Pada mulanya Panembahan Senopati mengalami kesulitan dalam memerintah rakyat di pesisir utara Jawa. Hal ini disebabkan rakyat semula biasa berdagang, sedangkan Panembahan Senopati berpola pedalaman yang mementingkan pertanian. Akibatnya, perdagangan mengalami kemunduran. Selanjutnya, Panembahan Senopati meningkatkan bidang pertanian sehingga kian maju dan rakyat menjadi makmur sehingga Mataram dikenal sebagai “lumbung padi”.
Panembahan Senopati wafat pada tahun 1601. Ia dimakamkan di Kota Gede. Mas Jolang (putera Panembahan Senopati) menggantikannya sebagai sultan. Mas Jolang juga melakukan banyak peperangan. Di zaman Senopati peperangan dilakukan untuk menaklukkan daerah-daerah. Pada zaman Mas Jolang, peperangan dilakukan untuk menumpas daerah-daerah yang bermaksud melepaskan diri dengan cara memberontak. Mas Jolang berperang menumpas dan menaklukkan Demak, Ponorogo, dan Surabaya (1612). Namun, ketika Surabaya belum berhasil ditundukkan, Mas Jolang wafat (1613). Ia dimakamkan di Kota Gede. Ia dikenal dengan sebutan Panembahan Seda Krapyak. Pengganti Mas Jolang ialah Mas Rangsang, yang terkenal dengan sebutan Sultan Agung. Dalam masa pemerintahannya, Sultan Agung membagi Mataram menjadi beberapa wilayah yaitu:
Wilayah Kraton
Wilayah ini adalah pusat pemerintahan.
Wilayah kraton disebut juga Kutanagara atau
Kutagara.
Wilayah sekitar Kraton
Wilayah sekitar kraton disebut Negara
Agung.Yang termasuk wilayah sekitar kraton
adalah
Kedu, Bagelan, dan Pajang.
Wilayah di luar Negara
Agung
Wilayah di luar Negara Agung disebut
Pasisiran.
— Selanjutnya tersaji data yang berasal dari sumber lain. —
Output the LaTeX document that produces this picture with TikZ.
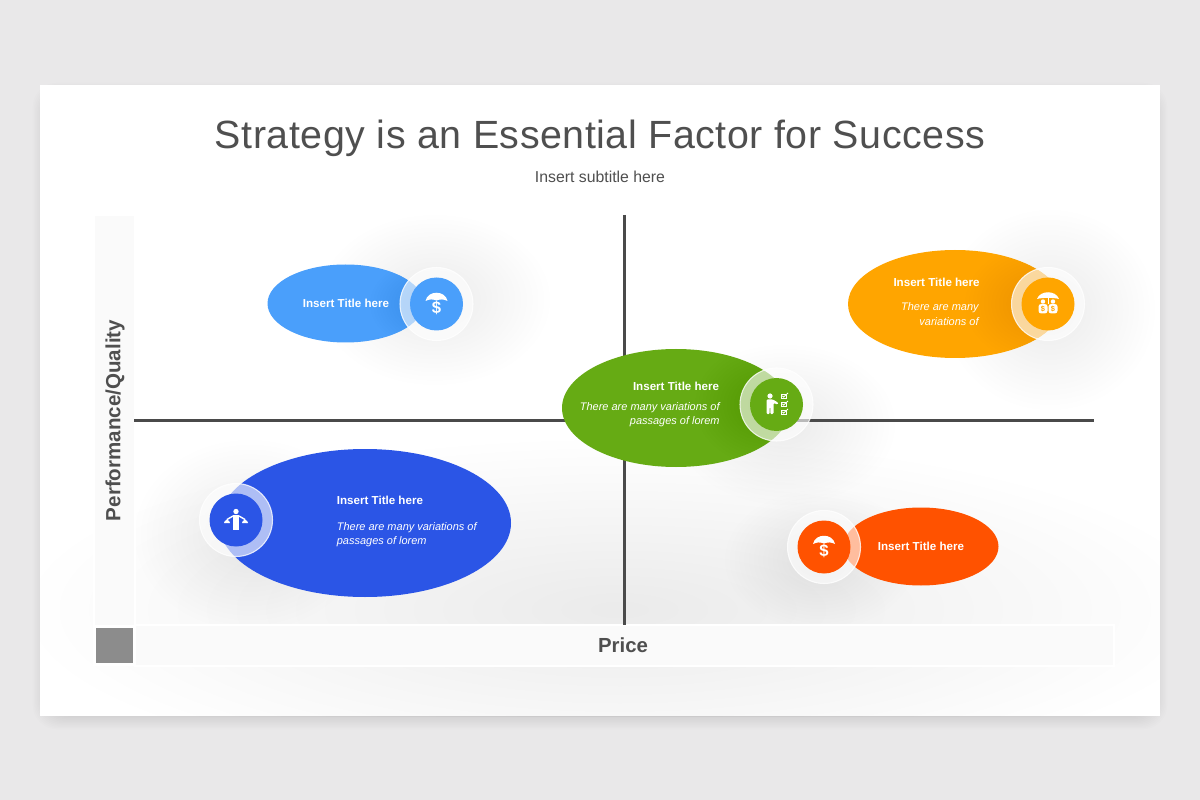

Wilayahnya meliputi daerah pantai.
Wilayah di luar Mataram
Wilayah di luar Mataram disebut
Mancanegara. Sultan Agung bercita-cita dan berusaha
mempersatukan seluruh Nusantara. Wilayah Nusantara yang sudah berhasil ditaklukkan antara
lain Jawa Tengah, Jawa Timur, sebagian Jawa
Barat ter masuk Banten. Sedangkan Batavia belum
berhasil ditaklukkan.
Pada tahun 1628 dan 1629, Sultan Agung mengerahkan ribuan prajurit untuk menyerang VOC
di Batavia. Akan tetapi, kedua
serangan itu gagal. Oleh karena itu, Mataram harus selalu
waspada terhadap rongrongan VOC. Kegagalan
kedua serangan tersebut antara lain disebabkan:
jarak Batavia dan pusat
kekuatan Mataram di Jawa Tengah terlalu jauh;
kurangnya makanan;
serangan penyakit menular
yang menimpa para prajurit.
Sultan Agung, sebagai seorang muslim, tidak lupa memperhatikan bidang keagamaan. Tradisi
Grebekan Maulud dan perayaan Sekatenan diadakan setiap tahun. Grebekan Maulud dan
Sekatenan adalah upacara memperingati hari lahirnya Nabi
Muhammad SAW. Setiap Jumat, Sultan Agung sholat bersama dengan rakyatnya di Masjid
Agung di lingkungan keraton. Demikian pula pada
hari-hari raya Islam, Sultan Agung merayakannya
bersama dengan rakyat. Kedisiplinan, kejujuran, ketertiban,
tanggung jawab dan keadilan sangat dijunjung
tinggi dan selalu diwujudkan oleh Sultan Agung
dalam setiap kesempatan. Sikap-sikap tersebut juga
diterapkan kepada para pembesar kerajaan dan
lingkungan keluarganya. Misalnya, pada suatu
ketika Prabu Anom, (putra mahkota) berbuat sesuatu yang
kurang terpuji. Sultan Agung sangat malu dan
selama 40 hari ia tidak melakukan sholat di
masjid. Para pembesar dan rakyat Mataram sangat
sedih. Setelah putra mahkota meminta maaf dan menyadari kesalahannya, barulah Sultan Agung
kembali tampil di muka umum.
Pada tahun 1633, Sultan Agung menciptakan kalender Jawa yang merupakan perpaduan antara kalender Saka dan kalender Hijriyah. Beliau menetapkan tanggal 1 Muharam 1043 H menjadi tanggal 1 Muharam (Suro) tahun 1555 tahun Jawa. Tahun 1633 bertepatan dengan tahun 1043 H dan tahun 1555 Saka. Perhatian Sultan Agung terhadap perkembangan sastra sangat besar. Ia sendiri bahkan merupakan seorang sastrawan. Di dalam bidang sastra, Sultan Agung mengarang kitab Serat Sastra Gending yang berisi ajaran filsafat Jawa.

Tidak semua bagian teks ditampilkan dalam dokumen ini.